§ Record set
·····
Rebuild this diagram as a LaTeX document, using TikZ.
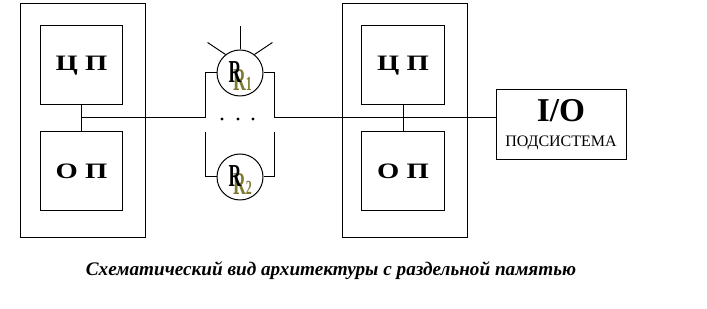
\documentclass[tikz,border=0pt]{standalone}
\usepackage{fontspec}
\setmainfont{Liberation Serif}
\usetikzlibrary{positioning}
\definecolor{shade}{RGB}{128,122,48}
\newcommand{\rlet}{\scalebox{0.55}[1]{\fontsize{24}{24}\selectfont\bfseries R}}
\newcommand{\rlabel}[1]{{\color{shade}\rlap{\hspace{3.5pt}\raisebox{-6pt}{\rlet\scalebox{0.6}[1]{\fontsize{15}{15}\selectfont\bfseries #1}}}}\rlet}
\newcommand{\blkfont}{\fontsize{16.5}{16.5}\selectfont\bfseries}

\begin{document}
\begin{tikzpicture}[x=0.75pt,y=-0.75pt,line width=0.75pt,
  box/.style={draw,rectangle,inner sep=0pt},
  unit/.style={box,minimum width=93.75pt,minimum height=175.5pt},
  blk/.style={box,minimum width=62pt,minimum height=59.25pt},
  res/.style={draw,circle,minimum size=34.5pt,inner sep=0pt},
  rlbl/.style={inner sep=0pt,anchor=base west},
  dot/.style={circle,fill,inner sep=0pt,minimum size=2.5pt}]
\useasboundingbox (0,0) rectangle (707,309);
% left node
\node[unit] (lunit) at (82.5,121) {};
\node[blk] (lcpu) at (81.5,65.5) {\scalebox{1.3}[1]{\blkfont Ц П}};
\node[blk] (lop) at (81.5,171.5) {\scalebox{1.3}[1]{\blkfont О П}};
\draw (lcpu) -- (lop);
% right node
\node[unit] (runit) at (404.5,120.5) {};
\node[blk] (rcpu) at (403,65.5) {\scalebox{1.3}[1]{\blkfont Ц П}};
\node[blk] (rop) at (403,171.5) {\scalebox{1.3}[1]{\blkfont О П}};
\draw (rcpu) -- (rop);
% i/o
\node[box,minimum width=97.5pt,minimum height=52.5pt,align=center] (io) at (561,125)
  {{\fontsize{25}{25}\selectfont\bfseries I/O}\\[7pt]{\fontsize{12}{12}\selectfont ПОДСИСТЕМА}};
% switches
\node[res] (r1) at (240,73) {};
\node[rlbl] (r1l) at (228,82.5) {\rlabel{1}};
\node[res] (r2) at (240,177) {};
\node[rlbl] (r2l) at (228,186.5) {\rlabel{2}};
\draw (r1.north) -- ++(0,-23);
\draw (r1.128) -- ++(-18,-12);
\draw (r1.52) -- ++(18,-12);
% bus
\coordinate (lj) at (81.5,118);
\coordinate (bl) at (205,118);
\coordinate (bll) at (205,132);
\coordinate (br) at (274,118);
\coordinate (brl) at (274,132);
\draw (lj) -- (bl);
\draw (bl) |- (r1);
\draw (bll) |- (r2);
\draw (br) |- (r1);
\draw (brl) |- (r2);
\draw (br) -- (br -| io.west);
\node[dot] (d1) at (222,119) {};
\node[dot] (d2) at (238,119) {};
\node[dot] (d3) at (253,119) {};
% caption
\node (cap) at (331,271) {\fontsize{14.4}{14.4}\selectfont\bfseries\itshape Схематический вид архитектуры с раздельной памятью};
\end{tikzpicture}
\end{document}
·····
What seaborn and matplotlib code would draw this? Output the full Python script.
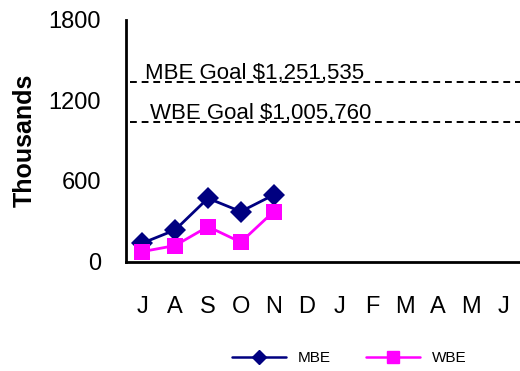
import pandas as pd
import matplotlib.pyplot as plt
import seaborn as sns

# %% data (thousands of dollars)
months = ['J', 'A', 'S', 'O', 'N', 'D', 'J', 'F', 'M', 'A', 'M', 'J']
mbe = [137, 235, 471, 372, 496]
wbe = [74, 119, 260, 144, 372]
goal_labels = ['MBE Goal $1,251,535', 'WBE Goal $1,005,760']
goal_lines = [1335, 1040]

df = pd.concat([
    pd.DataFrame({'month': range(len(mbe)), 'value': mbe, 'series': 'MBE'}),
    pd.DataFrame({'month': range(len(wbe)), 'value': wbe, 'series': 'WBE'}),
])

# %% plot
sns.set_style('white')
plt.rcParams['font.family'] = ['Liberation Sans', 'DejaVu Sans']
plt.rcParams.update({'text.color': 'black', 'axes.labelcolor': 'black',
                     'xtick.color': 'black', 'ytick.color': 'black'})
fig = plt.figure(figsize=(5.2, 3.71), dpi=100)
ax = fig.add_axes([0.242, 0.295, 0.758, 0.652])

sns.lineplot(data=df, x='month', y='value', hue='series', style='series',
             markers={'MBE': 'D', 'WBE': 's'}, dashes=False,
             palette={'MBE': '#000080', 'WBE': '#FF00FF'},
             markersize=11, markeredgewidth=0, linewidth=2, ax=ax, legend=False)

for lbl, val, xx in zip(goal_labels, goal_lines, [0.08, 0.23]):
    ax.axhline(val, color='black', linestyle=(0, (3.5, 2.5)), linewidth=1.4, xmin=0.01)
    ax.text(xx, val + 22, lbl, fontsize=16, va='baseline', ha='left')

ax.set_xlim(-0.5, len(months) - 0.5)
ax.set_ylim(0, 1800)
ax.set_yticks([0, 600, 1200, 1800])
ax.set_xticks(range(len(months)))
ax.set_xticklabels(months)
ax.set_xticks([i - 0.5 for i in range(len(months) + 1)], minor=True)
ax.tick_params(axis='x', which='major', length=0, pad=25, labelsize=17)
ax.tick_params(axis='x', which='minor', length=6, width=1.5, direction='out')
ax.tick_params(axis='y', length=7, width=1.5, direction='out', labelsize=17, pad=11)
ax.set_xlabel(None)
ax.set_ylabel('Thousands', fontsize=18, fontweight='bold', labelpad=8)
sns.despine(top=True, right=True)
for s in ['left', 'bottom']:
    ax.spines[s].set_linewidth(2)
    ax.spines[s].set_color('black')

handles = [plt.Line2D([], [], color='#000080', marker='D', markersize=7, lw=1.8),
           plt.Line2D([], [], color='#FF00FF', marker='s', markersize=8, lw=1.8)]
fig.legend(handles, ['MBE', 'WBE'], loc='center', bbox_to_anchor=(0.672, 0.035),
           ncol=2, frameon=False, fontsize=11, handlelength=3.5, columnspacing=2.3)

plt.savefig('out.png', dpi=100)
·····
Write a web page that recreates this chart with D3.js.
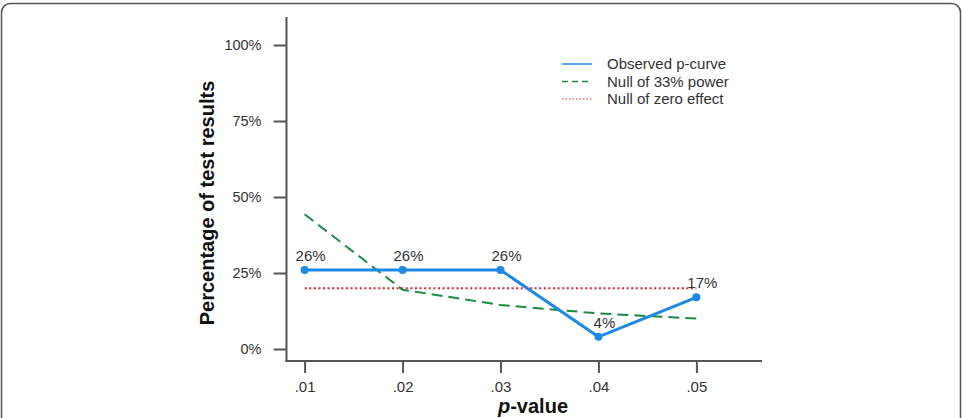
·····
§ Instruction
All lines above starting at the one with "What seaborn and" and ending at the one with "import seaborn as sns", inclusive, are to be printed again exactly, with the pictures left out.

§ Solution
What seaborn and matplotlib code would draw this? Output the full Python script.
import pandas as pd
import matplotlib.pyplot as plt
import seaborn as sns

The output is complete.